(Collection entries)
━━━━━━

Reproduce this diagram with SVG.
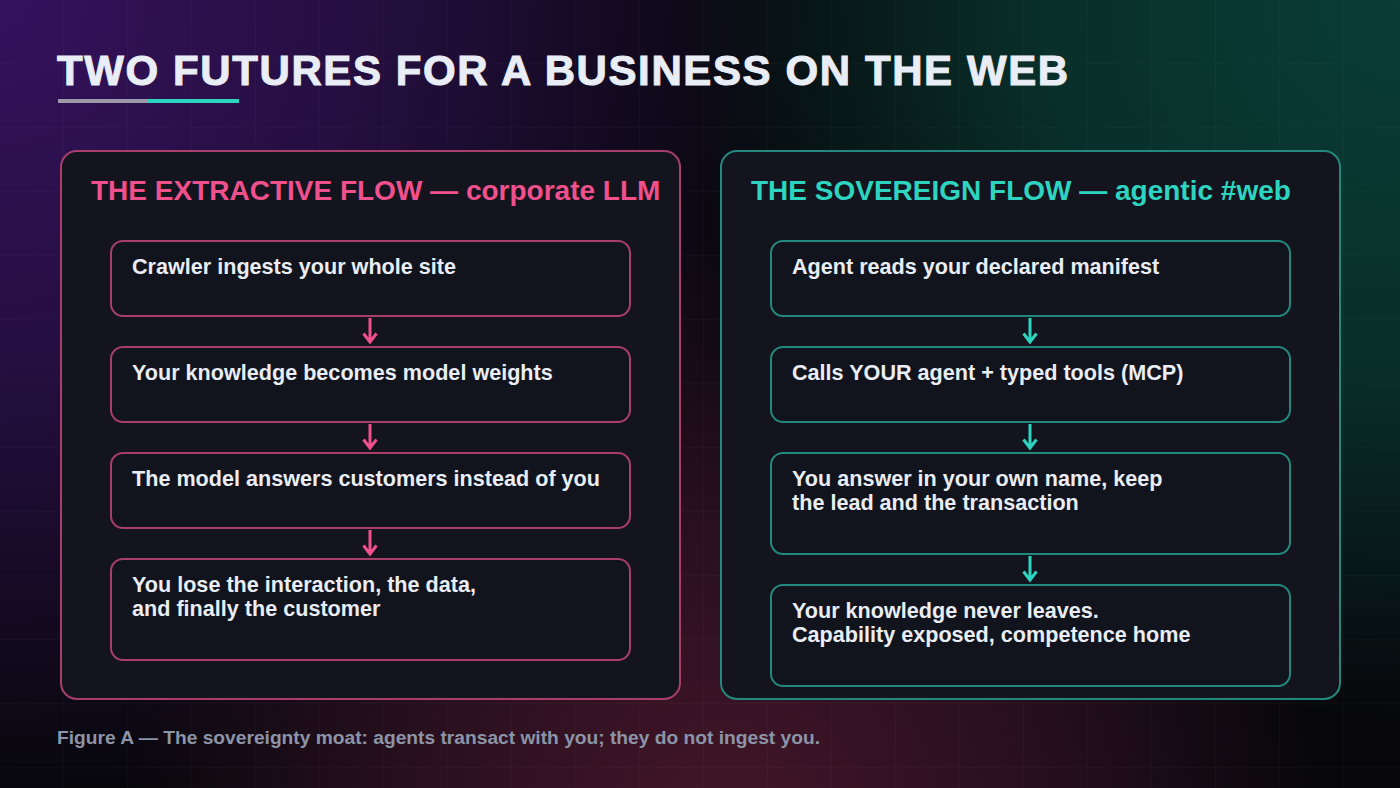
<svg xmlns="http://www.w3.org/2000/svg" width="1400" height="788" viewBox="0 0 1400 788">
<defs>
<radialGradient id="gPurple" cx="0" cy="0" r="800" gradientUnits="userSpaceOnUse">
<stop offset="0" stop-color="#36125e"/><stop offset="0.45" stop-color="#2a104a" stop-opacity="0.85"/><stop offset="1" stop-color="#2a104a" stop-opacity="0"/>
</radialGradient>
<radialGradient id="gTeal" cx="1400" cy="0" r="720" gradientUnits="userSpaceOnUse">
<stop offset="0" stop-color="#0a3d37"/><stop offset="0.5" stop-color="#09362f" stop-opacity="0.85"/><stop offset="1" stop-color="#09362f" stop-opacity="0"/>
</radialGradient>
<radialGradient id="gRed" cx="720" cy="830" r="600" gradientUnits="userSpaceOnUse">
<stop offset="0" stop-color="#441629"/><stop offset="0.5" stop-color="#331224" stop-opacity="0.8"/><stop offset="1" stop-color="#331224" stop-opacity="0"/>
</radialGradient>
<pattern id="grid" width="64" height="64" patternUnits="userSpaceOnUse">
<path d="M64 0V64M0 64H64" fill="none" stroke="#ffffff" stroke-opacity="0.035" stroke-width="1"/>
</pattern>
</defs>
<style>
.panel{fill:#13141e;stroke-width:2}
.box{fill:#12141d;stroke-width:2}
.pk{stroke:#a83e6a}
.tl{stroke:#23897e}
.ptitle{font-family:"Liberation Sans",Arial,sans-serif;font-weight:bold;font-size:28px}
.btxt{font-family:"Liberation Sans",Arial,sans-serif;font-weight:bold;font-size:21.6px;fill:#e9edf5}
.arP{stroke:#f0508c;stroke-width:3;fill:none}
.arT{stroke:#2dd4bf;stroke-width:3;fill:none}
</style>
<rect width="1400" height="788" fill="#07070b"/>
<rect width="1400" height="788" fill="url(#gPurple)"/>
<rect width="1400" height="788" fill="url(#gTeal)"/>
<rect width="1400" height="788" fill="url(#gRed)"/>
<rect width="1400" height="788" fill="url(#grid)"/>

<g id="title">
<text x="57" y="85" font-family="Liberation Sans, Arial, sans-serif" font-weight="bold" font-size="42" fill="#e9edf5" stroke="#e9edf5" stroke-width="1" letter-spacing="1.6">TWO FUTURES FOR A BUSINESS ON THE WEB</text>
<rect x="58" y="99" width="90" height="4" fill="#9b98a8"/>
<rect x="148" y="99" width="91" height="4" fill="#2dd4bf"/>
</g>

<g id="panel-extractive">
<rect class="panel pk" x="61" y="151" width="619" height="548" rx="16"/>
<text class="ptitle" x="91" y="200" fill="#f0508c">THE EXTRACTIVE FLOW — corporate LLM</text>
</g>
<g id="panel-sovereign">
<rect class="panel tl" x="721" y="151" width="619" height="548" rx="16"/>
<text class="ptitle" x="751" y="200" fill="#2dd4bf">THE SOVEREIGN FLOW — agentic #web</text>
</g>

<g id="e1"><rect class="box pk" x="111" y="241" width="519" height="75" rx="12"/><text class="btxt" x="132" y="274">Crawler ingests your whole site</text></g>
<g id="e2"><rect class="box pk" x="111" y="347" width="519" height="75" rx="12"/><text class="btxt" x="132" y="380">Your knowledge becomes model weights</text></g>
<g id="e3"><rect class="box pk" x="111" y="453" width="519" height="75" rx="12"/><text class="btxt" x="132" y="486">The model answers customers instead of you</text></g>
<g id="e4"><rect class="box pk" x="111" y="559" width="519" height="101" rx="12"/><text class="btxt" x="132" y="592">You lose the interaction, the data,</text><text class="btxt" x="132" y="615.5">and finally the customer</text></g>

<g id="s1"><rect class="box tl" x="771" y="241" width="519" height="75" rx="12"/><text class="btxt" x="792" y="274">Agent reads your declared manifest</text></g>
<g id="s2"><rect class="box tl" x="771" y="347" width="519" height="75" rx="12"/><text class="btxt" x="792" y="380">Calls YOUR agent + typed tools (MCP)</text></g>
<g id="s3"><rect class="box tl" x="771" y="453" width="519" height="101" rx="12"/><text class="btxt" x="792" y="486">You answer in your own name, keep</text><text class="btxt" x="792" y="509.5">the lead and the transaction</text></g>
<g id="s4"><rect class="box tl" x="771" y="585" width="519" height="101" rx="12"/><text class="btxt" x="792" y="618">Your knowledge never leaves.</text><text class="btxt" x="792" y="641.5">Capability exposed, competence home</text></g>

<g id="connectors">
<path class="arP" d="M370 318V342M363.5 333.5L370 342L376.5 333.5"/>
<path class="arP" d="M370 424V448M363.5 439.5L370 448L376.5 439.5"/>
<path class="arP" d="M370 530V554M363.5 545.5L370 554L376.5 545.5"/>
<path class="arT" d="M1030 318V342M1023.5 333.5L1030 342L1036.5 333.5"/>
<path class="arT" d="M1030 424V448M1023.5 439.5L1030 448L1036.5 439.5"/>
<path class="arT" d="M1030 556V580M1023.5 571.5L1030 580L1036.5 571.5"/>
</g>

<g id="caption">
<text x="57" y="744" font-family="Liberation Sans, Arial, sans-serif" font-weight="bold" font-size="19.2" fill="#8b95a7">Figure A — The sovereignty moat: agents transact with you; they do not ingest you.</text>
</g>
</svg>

━━━━━━

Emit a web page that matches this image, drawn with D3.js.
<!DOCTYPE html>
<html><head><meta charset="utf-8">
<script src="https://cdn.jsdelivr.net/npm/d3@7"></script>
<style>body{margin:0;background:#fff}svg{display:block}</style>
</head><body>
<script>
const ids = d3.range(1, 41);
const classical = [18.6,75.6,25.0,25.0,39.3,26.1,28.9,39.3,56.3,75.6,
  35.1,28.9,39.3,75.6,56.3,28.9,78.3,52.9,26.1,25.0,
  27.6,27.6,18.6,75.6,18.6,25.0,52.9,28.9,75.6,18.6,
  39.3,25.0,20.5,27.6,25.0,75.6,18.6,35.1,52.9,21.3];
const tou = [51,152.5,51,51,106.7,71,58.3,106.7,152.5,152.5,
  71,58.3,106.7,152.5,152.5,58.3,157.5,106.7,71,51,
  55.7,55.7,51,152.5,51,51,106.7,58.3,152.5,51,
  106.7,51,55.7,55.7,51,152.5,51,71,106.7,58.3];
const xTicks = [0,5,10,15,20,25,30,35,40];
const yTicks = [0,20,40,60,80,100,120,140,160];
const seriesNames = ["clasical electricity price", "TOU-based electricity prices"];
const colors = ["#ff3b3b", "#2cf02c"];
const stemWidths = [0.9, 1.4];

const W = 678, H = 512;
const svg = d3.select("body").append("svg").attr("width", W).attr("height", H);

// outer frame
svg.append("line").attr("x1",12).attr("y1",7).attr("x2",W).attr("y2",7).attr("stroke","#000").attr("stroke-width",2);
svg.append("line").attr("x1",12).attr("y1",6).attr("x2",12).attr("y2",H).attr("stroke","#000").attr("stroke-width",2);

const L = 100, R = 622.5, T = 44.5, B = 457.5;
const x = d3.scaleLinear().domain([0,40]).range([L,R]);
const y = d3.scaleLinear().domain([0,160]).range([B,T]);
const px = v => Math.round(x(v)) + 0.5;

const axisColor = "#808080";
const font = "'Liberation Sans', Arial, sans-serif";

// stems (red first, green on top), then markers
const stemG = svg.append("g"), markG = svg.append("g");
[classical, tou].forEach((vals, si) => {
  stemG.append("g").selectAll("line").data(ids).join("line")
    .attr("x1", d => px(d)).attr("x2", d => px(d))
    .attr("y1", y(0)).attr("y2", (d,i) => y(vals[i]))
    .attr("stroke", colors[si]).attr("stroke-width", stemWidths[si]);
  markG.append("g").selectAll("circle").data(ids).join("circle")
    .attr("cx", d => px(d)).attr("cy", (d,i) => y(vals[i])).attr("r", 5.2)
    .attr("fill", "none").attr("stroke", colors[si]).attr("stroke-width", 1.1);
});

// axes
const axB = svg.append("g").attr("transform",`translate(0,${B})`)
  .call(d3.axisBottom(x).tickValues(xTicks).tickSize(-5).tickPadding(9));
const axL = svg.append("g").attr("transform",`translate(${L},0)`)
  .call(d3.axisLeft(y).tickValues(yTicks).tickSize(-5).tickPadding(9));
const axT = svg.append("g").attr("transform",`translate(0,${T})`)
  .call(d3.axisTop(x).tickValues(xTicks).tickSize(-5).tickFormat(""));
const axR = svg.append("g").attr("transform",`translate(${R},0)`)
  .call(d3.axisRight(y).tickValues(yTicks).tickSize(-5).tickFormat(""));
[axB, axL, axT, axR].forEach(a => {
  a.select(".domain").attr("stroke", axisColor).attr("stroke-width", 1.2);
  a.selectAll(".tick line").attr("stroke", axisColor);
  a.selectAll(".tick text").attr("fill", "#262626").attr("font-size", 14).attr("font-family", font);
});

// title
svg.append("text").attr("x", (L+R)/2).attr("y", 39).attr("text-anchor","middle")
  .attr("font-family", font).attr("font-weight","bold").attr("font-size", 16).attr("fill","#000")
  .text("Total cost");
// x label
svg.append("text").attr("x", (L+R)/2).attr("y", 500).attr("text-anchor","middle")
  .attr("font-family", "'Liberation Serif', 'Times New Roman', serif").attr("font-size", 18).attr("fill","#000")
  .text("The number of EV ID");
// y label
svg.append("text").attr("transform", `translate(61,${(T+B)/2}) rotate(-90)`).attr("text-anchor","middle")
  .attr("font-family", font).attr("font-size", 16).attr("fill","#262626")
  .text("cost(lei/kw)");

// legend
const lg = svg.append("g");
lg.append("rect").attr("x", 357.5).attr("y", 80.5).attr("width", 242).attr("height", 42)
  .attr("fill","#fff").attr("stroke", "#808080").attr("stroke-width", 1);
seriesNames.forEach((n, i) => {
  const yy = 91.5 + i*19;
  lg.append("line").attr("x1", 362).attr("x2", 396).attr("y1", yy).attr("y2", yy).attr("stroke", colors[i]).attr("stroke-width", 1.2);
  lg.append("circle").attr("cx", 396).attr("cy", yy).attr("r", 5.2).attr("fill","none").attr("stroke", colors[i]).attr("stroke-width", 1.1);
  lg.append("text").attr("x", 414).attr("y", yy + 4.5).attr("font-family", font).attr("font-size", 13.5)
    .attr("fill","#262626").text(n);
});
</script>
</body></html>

━━━━━━

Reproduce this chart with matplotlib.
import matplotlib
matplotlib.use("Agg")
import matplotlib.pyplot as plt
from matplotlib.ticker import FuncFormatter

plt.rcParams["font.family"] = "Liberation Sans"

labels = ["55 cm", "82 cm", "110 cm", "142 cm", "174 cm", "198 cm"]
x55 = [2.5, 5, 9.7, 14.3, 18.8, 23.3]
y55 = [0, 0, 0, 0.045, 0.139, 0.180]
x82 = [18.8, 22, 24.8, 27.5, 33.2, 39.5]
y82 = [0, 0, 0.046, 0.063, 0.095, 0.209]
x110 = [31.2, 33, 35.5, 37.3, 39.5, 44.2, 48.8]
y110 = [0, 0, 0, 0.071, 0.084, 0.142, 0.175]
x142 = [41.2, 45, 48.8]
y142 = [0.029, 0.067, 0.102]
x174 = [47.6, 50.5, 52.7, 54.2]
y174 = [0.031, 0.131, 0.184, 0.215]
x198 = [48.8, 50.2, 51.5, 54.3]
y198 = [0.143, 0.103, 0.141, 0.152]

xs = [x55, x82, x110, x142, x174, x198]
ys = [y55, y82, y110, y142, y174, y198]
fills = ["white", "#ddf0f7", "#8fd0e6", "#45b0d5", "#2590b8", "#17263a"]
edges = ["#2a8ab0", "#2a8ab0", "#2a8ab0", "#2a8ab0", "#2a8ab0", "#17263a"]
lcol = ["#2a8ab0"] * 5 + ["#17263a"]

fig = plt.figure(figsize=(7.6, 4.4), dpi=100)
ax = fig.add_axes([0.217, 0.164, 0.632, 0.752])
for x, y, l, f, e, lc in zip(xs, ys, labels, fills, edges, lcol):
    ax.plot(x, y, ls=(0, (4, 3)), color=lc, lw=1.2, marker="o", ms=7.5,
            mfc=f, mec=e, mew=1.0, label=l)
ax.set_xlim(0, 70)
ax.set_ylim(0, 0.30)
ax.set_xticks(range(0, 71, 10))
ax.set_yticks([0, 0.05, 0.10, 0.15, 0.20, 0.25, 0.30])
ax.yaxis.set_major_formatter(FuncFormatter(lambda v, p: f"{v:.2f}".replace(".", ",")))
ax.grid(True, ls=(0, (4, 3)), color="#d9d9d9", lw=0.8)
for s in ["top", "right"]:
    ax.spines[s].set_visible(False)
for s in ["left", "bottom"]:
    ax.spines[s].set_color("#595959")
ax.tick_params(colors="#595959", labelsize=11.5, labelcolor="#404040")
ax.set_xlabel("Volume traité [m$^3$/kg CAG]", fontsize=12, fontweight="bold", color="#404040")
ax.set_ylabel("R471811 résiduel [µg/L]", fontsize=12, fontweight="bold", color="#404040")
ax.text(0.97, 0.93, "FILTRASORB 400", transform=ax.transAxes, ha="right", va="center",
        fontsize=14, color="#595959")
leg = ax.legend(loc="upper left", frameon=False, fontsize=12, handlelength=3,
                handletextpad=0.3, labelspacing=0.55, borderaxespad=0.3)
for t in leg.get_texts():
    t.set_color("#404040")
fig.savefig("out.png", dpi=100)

━━━━━━

Given task:
Take every line that includes the string "Reproduce" and copy it.

Task answer:
Reproduce this diagram with SVG.
Reproduce this chart with matplotlib.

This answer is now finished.